Step 4: Add Sauce to Pan & Simmer
Lower the heat to medium. Pour the sauce mixture right over the chicken. Stir to coat evenly.
Let it bubble gently for 7–10 minutes until the chicken is fully cooked (internal temp should be 165°F) and the sauce thickens into that classic sticky orange glaze.
It’ll start thin but will coat the back of a spoon once it’s ready.
Step 5: Serve & Devour
Scoop your orange chicken over rice, noodles, or even quinoa if you’re doing the healthy-ish thing.
Top with chopped green onions, toasted sesame seeds, or even a few orange zest curls if you’re feelin’ fancy.
How to Meal Prep or Reheat This Like a Boss
This dish makes a great leftover lunch situation. Just keep the rice and chicken separate when storing.
When reheating:
- Microwave: Use 60–70% power and reheat in 1-minute bursts, stirring between. Keeps the chicken from getting rubbery.
- Stovetop: Add a splash of water to a pan and heat over medium, stirring occasionally.
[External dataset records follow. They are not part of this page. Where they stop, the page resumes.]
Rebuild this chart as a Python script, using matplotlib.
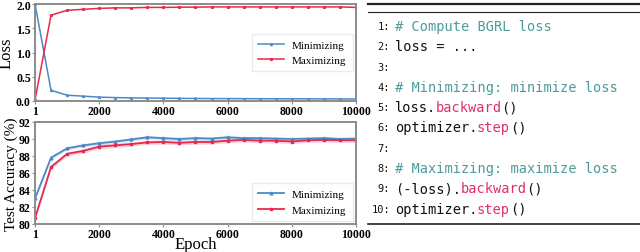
import numpy as np
import matplotlib.pyplot as plt
from matplotlib.lines import Line2D

plt.rcParams['font.family'] = 'serif'
plt.rcParams['font.serif'] = ['Liberation Serif', 'Times New Roman', 'DejaVu Serif']

# Data
epochs = [1] + list(range(500, 10001, 500))
loss_min = [2.0, 0.22, 0.12, 0.10, 0.08, 0.07, 0.065, 0.06, 0.058, 0.055, 0.052,
            0.05, 0.05, 0.048, 0.047, 0.046, 0.045, 0.045, 0.044, 0.043, 0.042]
loss_max = [0.02, 1.77, 1.87, 1.89, 1.91, 1.92, 1.92, 1.93, 1.93, 1.935, 1.935,
            1.94, 1.94, 1.94, 1.94, 1.94, 1.94, 1.94, 1.94, 1.94, 1.93]
acc_min = [83.0, 87.8, 88.9, 89.25, 89.5, 89.7, 89.95, 90.2, 90.1, 90.0, 90.1,
           90.05, 90.2, 90.1, 90.1, 90.05, 90.0, 90.05, 90.1, 90.0, 90.05]
acc_max = [80.7, 86.7, 88.25, 88.6, 89.1, 89.25, 89.4, 89.6, 89.65, 89.55, 89.65,
           89.65, 89.8, 89.9, 89.8, 89.8, 89.7, 89.85, 89.9, 89.85, 89.85]
acc_min_std = 0.2
acc_max_std = 0.25
xticks = [1, 2000, 4000, 6000, 8000, 10000]

code_lines = [
    [("# Compute BGRL loss", "c")],
    [("loss = ...", "k")],
    [],
    [("# Minimizing: minimize loss", "c")],
    [("loss.", "k"), ("backward", "m"), ("()", "k")],
    [("optimizer.", "k"), ("step", "m"), ("()", "k")],
    [],
    [("# Maximizing: maximize loss", "c")],
    [("(-loss).", "k"), ("backward", "m"), ("()", "k")],
    [("optimizer.", "k"), ("step", "m"), ("()", "k")],
]

blue = '#4a8ac6'
red = '#e8284f'
code_colors = {"c": '#4f9a9a', "k": '#111111', "m": '#e0306a'}

W, H = 640, 253
fig = plt.figure(figsize=(6.4, 2.53), dpi=100)
ax1 = fig.add_axes([35 / W, 1 - 102 / H, 321 / W, 97 / H])
ax2 = fig.add_axes([35 / W, 1 - 225 / H, 321 / W, 102 / H])


def style(ax):
    for s in ax.spines.values():
        s.set_color('#8c8c8c')
        s.set_linewidth(1.4)
    ax.set_xlim(1, 10000)
    ax.set_xticks(xticks)
    ax.tick_params(length=2, width=0.8, color='#8c8c8c', pad=1, labelsize=8.5)
    for lab in ax.get_xticklabels() + ax.get_yticklabels():
        lab.set_fontweight('bold')


leg_kw = dict(fontsize=8, frameon=True, edgecolor='#e6e6e6', handlelength=2.4,
              handletextpad=0.7, borderpad=0.55, labelspacing=0.5,
              borderaxespad=0.3, fancybox=False)

ax1.plot(epochs, loss_min, color=blue, lw=1.1, marker='^', ms=1.4, label='Minimizing')
ax1.plot(epochs, loss_max, color=red, lw=1.1, marker='s', ms=1.2, label='Maximizing')
ax1.set_ylim(0, 2.0)
ax1.set_yticks([0.0, 0.5, 1.0, 1.5, 2.0])
ax1.set_ylabel('Loss', fontsize=12, labelpad=1)
style(ax1)
ax1.legend(loc='center right', **leg_kw)

a_min = np.array(acc_min)
a_max = np.array(acc_max)
ax2.fill_between(epochs, a_min - acc_min_std, a_min + acc_min_std, color=blue, alpha=0.2, lw=0)
ax2.fill_between(epochs, a_max - acc_max_std, a_max + acc_max_std, color=red, alpha=0.2, lw=0)
ax2.plot(epochs, acc_min, color=blue, lw=1.3, marker='^', ms=2.0, label='Minimizing')
ax2.plot(epochs, acc_max, color=red, lw=1.3, marker='s', ms=1.8, label='Maximizing')
ax2.set_ylim(80, 92)
ax2.set_yticks([80, 82, 84, 86, 88, 90, 92])
ax2.set_ylabel('Test Accuracy (%)', fontsize=11, labelpad=1)
ax2.set_xlabel('Epoch', fontsize=12)
ax2.xaxis.set_label_coords(0.5, -0.115)
style(ax2)
ax2.legend(loc='lower right', **leg_kw)

# Code panel
fig.add_artist(Line2D([368 / W, 1], [1 - 4.5 / H] * 2, color='#222222', lw=1.6))
fig.add_artist(Line2D([368 / W, 1], [1 - 13 / H] * 2, color='#222222', lw=0.8))
fig.add_artist(Line2D([368 / W, 1], [1 - 225 / H] * 2, color='#222222', lw=1.2))

fs = 9.8
cw = 0.602 * fs * 100 / 72  # monospace advance in px
x0 = 395
for i, segs in enumerate(code_lines):
    y = 1 - (27 + i * 20.3) / H
    fig.text(390 / W, y, f"{i + 1}:", ha='right', va='center', fontsize=7.5,
             family='DejaVu Sans Mono', color='#111111')
    n = 0
    for txt, c in segs:
        fig.text((x0 + n * cw) / W, y, txt, ha='left', va='center', fontsize=fs,
                 family='DejaVu Sans Mono', color=code_colors[c])
        n += len(txt)

fig.savefig('out.png', dpi=100)
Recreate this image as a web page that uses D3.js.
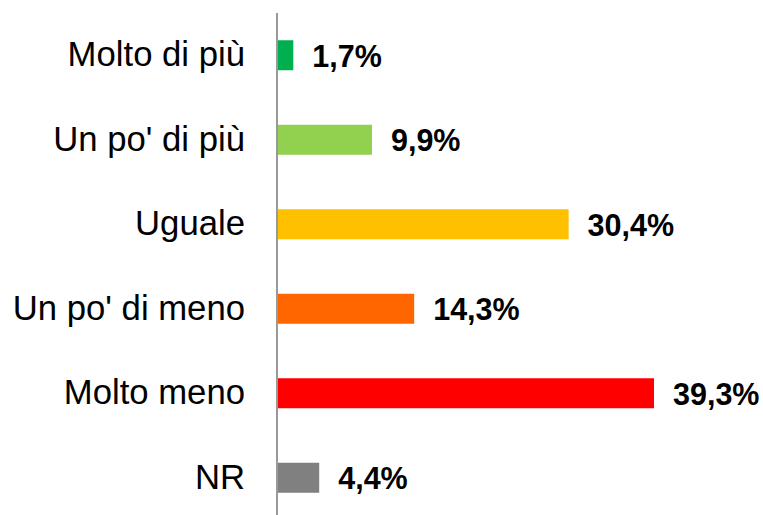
<!DOCTYPE html>
<html>
<head>
<meta charset="utf-8">
<script src="https://cdn.jsdelivr.net/npm/d3@7"></script>
<style>
  body { margin: 0; background: #fff; }
  text { font-family: "Liberation Sans", Arial, sans-serif; }
</style>
</head>
<body>
<div class="chart"></div>
<script>
// data
var categories = ["Molto di più", "Un po' di più", "Uguale", "Un po' di meno", "Molto meno", "NR"];
var values = [1.7, 9.9, 30.4, 14.3, 39.3, 4.4];
var labels = ["1,7%", "9,9%", "30,4%", "14,3%", "39,3%", "4,4%"];
var colors = ["#00b050", "#92d050", "#ffc000", "#ff6600", "#ff0000", "#808080"];

var W = 763, H = 515;
var left = 277;

var svg = d3.select(".chart")
    .append("svg")
    .attr("width", W)
    .attr("height", H);

// scales
var x = d3.scaleLinear().domain([0, 39.3]).range([left, 654]);
var y = d3.scaleBand().domain(categories).range([13, 520])
    .paddingInner(0.645).paddingOuter(0.3225);

// bars
svg.selectAll(".bar")
    .data(values)
  .enter().append("rect")
    .attr("class", "bar")
    .attr("x", x(0))
    .attr("y", function(d, i) { return y(categories[i]); })
    .attr("width", function(d) { return x(d) - x(0); })
    .attr("height", y.bandwidth())
    .attr("fill", function(d, i) { return colors[i]; });

// value labels
svg.selectAll(".val")
    .data(values)
  .enter().append("text")
    .attr("class", "val")
    .attr("x", function(d) { return x(d) + 19; })
    .attr("y", function(d, i) { return y(categories[i]) + y.bandwidth() / 2; })
    .attr("dy", "0.37em")
    .style("font-size", "30.5px")
    .style("font-weight", "bold")
    .attr("fill", "#000")
    .text(function(d, i) { return labels[i]; });

// category axis
var axis = svg.append("g")
    .attr("transform", "translate(" + left + ",0)")
    .call(d3.axisLeft(y).tickSize(0).tickPadding(32));
axis.select(".domain").remove();
axis.selectAll("text")
    .style("font-size", "34.7px")
    .style("font-family", "'Liberation Sans', Arial, sans-serif")
    .attr("fill", "#000");

svg.append("line")
    .attr("x1", left).attr("x2", left)
    .attr("y1", 13).attr("y2", H)
    .attr("stroke", "#999")
    .attr("stroke-width", 2);
</script>
</body>
</html>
Freezing? It’s okay, but the sauce texture may change slightly. Stick to the fridge if you can.
Want to Switch Things Up?
Here are a few super easy swaps:
Instead of This… | Try This |
---|---|
Chicken breasts | Chicken thighs (juicier!) |
Orange marmalade | Apricot jam + orange zest |
Soy sauce | Coconut aminos (for gluten-free) |
Chicken broth | Veggie broth or even water in a pinch |
And if you want to turn this into a “bowl” situation:
- Add steamed broccoli or snap peas
- A handful of shredded carrots
- A sprinkle of chopped peanuts for crunch
What to Serve With Skillet Orange Chicken
This dish is basically begging for something to soak up all that sauce. Here are some quick ideas:
Classic Rice Options
Type | Cook Time | Flavor Notes |
---|---|---|
Jasmine rice | 15 mins | Fragrant, perfect pairing |
Brown rice | 45 mins | Hearty, a little nutty |
Cauliflower rice | 10 mins | Light & low-carb |
Veggies That Work
- Steamed broccoli
- Roasted green beans with sesame oil
- Quick stir-fried cabbage
- Baby bok choy with garlic
Let’s Talk About Orange Marmalade (Because It Matters)
You might be tempted to grab the cheapest jar. Totally understandable. But if you can, get one with visible peel pieces and not just sugary orange jelly. It gives the sauce more body and depth.
You’re not using a lot, so it’s worth going one step up here.
Also: if you only have sweet orange juice and no marmalade, you can still make this work. Just reduce the juice amount and simmer longer so it thickens. Add a touch of honey if needed to balance the acidity.
Final Thoughts
This skillet orange chicken is that kind of recipe you keep in your back pocket for nights when you want to eat something that feels kinda indulgent but still made-from-scratch. It’s flexible, forgiving, and honestly a little addictive in the best way.
One pan. Done in under 30. No deep fryer required.
If you try it and fall in love with it too, I’d love to know what you served it with or how you changed it up.
PS – I once had this cold straight from the fridge while standing over the sink. Still good.